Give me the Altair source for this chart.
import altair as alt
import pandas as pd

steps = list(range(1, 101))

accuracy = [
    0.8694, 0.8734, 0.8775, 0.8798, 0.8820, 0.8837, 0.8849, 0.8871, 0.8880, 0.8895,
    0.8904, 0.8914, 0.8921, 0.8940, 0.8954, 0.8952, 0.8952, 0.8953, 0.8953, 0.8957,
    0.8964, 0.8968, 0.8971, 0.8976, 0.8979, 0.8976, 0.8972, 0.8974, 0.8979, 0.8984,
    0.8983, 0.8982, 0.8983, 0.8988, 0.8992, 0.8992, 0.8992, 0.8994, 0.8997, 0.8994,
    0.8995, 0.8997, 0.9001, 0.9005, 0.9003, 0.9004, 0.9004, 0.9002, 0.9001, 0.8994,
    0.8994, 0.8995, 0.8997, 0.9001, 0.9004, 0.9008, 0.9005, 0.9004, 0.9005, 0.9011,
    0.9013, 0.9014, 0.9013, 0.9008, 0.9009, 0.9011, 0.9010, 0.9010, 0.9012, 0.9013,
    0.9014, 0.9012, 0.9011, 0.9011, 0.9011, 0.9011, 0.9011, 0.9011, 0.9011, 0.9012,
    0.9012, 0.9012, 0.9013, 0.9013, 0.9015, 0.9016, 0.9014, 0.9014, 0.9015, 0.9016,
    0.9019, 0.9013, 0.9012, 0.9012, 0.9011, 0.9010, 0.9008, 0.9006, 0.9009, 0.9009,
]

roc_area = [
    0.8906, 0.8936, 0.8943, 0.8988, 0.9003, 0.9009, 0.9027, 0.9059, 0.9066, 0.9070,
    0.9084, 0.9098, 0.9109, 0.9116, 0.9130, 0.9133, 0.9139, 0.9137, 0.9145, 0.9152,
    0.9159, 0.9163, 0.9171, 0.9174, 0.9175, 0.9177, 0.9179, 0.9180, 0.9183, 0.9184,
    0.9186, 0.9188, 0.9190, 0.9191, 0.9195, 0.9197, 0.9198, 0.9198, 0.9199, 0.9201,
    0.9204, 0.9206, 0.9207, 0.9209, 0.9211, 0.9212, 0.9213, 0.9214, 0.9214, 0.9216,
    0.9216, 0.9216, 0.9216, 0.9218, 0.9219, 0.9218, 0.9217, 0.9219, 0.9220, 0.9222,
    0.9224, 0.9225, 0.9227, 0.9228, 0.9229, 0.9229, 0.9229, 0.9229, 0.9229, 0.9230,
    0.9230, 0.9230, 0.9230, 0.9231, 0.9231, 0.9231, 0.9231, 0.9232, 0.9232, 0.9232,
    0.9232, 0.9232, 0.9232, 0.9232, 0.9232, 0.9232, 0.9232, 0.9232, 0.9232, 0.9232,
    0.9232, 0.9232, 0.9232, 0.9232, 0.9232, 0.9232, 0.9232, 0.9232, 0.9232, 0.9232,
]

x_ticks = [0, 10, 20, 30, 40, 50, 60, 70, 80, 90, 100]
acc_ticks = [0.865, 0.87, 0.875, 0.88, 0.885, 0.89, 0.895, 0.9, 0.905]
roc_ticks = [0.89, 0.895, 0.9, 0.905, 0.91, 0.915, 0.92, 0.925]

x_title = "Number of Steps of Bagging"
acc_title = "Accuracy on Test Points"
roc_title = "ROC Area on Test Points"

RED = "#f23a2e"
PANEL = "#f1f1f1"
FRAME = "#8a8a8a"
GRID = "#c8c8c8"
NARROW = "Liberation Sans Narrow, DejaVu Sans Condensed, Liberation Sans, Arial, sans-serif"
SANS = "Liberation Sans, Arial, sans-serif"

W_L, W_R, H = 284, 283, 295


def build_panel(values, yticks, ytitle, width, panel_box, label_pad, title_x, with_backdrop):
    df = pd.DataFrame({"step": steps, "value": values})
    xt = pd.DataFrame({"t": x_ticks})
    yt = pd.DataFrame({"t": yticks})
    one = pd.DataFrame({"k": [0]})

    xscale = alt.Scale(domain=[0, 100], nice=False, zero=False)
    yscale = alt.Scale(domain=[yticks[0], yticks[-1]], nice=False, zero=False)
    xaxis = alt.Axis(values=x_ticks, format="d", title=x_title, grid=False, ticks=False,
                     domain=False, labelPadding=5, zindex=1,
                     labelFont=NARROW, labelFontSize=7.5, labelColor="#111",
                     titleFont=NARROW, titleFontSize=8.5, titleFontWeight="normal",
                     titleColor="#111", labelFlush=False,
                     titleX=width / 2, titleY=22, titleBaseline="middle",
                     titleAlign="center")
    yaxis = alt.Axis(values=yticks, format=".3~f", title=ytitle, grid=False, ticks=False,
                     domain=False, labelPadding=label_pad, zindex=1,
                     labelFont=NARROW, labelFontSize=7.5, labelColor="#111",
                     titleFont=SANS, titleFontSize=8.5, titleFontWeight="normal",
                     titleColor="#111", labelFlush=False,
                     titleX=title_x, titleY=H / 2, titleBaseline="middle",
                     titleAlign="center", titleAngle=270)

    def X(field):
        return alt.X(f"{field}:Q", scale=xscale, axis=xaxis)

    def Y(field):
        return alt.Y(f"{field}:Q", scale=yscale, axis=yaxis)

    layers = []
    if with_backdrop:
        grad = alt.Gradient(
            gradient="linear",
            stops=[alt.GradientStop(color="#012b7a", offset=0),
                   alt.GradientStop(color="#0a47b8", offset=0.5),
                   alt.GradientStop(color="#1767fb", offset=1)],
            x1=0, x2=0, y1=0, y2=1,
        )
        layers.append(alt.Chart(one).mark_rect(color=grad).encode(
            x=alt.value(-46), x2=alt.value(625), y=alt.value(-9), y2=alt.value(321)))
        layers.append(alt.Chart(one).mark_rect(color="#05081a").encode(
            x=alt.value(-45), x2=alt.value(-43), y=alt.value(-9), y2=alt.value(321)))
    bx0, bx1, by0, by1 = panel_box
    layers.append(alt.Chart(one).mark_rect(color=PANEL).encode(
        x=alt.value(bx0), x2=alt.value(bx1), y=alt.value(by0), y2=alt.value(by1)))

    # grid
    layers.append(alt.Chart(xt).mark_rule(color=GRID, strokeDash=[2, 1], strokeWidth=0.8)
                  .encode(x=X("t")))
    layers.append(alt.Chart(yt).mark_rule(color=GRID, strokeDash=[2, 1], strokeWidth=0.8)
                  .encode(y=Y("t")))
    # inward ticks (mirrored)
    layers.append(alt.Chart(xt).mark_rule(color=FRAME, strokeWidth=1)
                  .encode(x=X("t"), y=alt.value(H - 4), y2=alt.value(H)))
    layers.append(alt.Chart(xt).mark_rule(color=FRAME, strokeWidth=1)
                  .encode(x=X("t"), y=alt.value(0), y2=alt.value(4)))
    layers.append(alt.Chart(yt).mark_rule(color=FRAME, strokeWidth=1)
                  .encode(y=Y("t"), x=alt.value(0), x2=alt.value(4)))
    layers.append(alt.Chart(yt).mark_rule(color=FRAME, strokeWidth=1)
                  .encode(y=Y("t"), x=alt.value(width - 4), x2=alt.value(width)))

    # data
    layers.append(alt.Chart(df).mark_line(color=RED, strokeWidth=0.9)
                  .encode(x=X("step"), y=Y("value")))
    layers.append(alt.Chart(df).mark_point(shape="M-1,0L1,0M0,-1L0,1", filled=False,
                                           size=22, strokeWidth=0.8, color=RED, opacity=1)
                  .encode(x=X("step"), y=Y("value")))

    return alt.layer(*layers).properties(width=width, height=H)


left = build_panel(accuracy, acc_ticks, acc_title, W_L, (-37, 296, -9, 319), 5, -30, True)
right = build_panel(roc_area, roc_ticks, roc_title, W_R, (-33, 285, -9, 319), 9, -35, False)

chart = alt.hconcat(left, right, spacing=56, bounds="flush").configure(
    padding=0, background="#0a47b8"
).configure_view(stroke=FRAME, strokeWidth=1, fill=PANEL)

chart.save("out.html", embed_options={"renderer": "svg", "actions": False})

________________

INSTRUCTION >> Only the lines from the start of the data to the line holding "steps = list(range(1, 101))" are wanted; return them exactly, both ends included.

SOLUTION FOR THIS TASK >>
Give me the Altair source for this chart.
import altair as alt
import pandas as pd

steps = list(range(1, 101))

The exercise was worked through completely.